━━━━━ Records provided

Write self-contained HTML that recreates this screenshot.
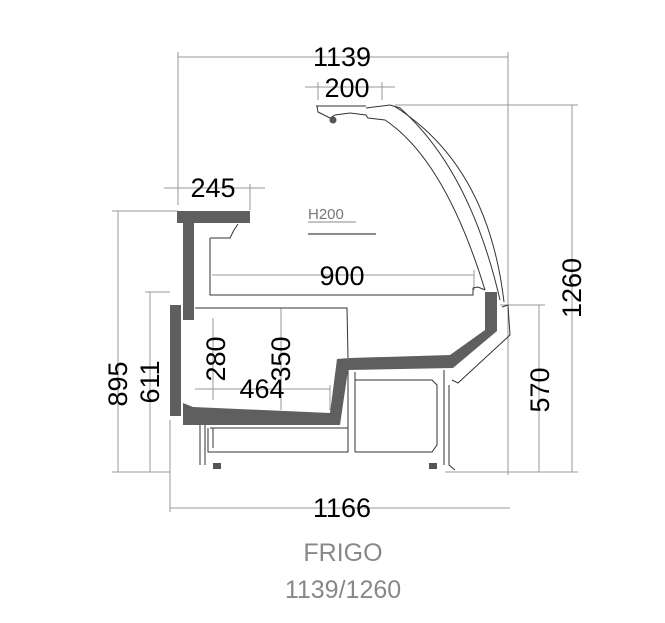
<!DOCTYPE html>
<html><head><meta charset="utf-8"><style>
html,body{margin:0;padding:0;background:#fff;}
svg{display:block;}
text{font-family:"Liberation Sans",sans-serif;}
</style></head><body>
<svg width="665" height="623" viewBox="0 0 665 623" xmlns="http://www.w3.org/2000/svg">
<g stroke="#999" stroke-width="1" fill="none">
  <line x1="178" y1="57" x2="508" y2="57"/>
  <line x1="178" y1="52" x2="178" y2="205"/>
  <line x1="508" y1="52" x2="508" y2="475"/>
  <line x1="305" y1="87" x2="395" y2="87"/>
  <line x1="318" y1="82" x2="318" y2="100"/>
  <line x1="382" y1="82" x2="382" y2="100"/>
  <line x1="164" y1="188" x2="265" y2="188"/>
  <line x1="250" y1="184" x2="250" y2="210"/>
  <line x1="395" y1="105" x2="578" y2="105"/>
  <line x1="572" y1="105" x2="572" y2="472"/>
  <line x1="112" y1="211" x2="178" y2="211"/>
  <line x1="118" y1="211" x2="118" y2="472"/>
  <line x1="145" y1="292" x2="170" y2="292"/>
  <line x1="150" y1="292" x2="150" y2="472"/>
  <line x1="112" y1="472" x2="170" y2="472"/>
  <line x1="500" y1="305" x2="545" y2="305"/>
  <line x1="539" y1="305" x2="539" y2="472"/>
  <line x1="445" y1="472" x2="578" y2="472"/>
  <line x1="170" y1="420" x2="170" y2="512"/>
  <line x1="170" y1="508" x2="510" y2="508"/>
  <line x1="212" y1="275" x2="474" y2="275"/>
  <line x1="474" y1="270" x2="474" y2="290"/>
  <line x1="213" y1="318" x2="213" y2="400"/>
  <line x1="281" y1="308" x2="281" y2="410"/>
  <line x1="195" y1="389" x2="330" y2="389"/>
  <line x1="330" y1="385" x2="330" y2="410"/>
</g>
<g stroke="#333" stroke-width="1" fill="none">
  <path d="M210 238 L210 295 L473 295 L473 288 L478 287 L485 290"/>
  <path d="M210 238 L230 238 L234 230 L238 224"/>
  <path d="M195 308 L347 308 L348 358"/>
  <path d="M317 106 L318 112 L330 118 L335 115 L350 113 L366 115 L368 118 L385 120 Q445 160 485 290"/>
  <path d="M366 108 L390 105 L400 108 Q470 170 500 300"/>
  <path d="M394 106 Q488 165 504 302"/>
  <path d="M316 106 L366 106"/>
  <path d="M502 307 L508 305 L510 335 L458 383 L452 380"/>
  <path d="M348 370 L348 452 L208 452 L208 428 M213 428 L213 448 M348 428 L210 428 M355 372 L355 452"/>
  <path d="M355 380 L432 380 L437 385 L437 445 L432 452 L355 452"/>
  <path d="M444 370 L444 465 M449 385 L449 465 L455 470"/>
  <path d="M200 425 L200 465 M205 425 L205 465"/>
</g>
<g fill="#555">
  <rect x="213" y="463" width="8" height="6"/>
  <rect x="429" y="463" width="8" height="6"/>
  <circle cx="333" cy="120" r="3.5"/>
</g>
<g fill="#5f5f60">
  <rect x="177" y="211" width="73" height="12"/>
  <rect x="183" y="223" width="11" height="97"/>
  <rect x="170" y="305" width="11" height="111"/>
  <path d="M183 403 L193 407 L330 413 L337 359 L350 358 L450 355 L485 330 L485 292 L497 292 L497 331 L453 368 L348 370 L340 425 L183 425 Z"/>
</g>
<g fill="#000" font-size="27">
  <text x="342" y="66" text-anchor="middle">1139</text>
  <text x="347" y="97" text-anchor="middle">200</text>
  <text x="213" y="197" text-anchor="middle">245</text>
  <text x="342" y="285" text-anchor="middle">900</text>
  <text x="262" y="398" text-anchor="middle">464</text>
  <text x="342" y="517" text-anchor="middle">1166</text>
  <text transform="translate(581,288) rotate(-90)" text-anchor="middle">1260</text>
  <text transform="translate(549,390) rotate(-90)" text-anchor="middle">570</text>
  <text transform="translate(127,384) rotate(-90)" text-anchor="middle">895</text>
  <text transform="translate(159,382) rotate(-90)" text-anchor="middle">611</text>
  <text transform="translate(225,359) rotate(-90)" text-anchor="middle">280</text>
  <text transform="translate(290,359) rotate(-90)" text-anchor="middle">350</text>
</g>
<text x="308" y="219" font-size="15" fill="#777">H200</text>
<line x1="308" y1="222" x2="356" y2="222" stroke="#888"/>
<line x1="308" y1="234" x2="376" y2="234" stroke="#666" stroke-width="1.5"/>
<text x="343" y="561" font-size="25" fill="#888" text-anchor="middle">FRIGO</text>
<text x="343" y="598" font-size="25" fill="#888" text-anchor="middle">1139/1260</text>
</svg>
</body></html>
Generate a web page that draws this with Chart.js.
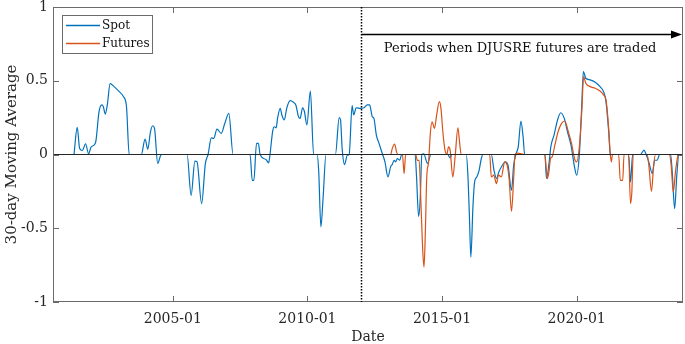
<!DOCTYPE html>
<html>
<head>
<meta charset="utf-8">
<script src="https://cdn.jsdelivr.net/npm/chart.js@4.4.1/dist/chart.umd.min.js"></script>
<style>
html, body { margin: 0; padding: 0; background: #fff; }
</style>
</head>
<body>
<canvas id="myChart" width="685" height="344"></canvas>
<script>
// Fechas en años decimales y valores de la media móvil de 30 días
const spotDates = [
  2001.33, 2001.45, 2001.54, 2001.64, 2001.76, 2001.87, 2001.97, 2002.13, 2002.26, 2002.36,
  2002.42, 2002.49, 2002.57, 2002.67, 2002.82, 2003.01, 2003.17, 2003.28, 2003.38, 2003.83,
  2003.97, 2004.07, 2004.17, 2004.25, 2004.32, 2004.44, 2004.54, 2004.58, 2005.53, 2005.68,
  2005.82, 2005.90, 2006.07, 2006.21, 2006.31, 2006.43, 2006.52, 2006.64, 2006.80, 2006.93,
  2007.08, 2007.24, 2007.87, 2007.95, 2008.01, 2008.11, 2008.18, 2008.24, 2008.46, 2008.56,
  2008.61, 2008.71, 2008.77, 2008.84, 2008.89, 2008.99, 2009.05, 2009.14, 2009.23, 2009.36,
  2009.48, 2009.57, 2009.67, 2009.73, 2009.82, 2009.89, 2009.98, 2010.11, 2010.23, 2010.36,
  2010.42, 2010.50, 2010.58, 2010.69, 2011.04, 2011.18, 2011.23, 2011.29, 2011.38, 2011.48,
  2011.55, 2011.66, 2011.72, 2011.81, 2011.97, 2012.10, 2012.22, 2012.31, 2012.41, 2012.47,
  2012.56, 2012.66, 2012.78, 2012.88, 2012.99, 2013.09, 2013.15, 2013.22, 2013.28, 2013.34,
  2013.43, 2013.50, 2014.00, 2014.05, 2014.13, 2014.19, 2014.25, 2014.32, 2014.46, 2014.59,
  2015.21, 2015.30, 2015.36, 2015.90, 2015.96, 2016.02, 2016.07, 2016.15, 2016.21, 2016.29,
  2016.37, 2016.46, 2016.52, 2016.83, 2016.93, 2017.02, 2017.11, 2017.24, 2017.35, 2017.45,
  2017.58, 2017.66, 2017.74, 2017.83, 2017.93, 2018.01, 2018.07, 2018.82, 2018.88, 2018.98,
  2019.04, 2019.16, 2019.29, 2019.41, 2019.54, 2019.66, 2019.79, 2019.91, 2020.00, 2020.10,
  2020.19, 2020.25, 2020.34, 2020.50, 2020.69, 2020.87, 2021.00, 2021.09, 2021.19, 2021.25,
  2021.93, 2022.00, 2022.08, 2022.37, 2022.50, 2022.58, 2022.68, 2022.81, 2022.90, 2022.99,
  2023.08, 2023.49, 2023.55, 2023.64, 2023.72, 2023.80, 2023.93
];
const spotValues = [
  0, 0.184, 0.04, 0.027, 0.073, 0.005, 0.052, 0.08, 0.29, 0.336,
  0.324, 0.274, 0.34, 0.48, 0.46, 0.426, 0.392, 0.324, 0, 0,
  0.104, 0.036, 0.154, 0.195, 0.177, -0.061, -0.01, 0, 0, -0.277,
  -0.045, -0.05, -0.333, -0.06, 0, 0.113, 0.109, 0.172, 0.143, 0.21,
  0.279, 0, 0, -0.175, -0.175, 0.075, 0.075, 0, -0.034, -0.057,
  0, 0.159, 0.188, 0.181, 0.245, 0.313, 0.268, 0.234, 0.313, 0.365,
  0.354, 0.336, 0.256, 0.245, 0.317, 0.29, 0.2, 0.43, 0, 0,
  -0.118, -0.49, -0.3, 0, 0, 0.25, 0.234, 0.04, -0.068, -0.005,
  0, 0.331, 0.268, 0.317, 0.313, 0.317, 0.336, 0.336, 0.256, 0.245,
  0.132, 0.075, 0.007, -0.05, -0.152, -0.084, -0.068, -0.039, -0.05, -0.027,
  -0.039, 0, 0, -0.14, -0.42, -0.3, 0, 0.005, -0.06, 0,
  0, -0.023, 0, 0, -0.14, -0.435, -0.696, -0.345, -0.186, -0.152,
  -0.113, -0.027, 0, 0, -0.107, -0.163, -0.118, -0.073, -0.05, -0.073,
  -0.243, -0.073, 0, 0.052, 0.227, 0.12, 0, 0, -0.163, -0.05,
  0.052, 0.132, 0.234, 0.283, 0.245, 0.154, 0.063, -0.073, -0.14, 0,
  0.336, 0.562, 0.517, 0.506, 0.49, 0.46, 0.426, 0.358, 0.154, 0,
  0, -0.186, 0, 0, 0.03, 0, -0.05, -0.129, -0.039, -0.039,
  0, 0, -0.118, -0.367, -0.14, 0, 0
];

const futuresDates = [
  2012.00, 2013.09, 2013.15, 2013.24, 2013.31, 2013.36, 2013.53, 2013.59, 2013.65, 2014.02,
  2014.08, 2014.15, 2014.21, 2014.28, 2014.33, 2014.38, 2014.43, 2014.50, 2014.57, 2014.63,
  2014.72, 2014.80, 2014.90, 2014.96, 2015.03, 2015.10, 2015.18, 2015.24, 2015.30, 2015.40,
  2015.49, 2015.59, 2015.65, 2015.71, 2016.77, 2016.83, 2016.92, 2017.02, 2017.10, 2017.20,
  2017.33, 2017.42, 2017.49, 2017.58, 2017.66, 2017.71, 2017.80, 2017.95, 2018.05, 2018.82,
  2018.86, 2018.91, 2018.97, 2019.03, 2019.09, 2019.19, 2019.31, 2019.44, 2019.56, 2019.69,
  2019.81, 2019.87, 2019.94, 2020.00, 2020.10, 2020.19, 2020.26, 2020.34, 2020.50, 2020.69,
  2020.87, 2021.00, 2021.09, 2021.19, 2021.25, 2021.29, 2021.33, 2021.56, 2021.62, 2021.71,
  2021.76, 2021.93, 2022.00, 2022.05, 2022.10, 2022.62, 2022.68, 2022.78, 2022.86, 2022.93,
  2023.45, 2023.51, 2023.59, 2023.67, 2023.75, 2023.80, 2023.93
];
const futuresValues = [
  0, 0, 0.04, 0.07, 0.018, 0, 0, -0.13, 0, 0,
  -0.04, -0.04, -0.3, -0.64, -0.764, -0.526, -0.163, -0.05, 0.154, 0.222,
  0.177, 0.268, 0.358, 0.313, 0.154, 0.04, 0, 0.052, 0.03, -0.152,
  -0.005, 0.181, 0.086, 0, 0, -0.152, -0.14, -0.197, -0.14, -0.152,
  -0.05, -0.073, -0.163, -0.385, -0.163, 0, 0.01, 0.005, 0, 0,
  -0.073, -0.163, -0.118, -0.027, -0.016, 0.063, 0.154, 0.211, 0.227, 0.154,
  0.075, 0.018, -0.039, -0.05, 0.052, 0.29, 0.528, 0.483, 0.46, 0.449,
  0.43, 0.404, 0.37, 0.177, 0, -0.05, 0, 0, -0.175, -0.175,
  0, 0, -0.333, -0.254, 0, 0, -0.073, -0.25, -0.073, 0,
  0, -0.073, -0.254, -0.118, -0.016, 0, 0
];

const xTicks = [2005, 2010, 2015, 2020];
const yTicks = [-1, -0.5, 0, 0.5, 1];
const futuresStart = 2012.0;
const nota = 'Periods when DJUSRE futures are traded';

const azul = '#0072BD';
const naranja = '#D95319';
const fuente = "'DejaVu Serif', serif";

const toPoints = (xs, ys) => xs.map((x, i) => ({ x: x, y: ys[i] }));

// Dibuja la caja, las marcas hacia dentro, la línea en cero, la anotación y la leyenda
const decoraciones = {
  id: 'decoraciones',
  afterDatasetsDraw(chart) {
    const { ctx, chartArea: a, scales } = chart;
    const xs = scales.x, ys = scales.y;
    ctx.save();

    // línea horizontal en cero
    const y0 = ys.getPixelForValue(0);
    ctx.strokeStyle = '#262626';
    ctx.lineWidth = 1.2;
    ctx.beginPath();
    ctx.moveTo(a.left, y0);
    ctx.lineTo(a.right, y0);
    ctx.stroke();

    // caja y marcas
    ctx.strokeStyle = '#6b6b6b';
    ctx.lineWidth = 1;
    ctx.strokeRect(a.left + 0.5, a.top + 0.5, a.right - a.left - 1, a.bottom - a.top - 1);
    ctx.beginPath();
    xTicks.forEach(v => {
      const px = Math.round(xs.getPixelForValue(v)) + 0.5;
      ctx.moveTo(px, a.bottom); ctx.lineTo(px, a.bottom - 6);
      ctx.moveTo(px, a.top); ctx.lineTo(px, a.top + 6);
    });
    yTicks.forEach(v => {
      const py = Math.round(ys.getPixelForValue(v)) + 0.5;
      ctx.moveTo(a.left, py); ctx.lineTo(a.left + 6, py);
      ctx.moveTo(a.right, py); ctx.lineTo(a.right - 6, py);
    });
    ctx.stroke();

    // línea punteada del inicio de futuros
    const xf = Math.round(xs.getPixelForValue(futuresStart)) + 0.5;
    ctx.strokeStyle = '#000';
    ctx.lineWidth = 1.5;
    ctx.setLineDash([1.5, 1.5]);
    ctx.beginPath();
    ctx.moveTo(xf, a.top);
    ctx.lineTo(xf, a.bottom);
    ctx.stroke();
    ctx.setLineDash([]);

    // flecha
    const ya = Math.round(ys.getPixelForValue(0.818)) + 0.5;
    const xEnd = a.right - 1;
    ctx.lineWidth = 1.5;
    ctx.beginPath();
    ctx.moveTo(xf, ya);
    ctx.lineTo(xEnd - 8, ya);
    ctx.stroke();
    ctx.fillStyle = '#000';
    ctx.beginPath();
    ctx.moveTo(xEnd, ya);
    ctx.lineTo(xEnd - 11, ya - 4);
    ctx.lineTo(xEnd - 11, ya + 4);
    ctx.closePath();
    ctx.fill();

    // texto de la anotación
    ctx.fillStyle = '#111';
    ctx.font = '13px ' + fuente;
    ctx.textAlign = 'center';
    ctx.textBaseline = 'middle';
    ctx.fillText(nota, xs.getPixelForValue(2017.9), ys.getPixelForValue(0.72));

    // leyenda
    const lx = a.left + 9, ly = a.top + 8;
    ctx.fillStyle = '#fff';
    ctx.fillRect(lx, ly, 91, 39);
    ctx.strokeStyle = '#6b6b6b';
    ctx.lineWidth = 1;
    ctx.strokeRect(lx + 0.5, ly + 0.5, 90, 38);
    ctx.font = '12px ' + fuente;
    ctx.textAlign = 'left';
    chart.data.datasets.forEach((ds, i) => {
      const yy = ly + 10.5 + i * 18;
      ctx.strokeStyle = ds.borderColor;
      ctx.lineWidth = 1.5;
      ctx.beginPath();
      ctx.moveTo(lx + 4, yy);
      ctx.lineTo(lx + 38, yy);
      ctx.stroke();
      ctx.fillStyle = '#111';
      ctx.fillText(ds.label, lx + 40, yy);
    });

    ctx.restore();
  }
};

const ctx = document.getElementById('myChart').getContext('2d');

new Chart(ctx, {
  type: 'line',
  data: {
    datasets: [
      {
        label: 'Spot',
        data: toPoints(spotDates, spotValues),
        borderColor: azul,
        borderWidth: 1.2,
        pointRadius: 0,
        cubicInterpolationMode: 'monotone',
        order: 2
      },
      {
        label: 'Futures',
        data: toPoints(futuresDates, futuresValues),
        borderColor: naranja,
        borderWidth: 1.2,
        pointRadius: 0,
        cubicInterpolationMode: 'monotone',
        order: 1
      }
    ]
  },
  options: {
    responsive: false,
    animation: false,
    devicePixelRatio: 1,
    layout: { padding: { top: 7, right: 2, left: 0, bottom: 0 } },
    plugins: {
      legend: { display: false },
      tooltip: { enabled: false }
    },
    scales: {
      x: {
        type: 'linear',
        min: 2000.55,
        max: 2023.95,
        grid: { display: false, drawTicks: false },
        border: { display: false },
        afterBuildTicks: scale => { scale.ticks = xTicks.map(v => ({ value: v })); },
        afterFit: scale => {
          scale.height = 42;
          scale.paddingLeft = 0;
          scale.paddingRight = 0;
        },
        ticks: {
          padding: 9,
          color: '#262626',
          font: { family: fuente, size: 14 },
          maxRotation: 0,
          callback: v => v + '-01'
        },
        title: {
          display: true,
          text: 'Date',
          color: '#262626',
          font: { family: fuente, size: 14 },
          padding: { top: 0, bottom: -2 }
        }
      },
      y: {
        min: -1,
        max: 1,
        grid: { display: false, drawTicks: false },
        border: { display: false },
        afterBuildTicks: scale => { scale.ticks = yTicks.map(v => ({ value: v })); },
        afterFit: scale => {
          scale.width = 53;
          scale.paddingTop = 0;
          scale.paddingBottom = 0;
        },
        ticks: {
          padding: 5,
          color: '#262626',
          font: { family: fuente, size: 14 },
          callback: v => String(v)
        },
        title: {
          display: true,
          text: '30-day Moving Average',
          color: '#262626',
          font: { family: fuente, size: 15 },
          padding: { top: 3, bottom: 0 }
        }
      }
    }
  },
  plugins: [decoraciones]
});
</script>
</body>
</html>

━━━━━━━━━━

- **What the task asks**: Every line holding "that" should be copied out.

- **Worked solution**:
Write self-contained HTML that recreates this screenshot.
Generate a web page that draws this with Chart.js.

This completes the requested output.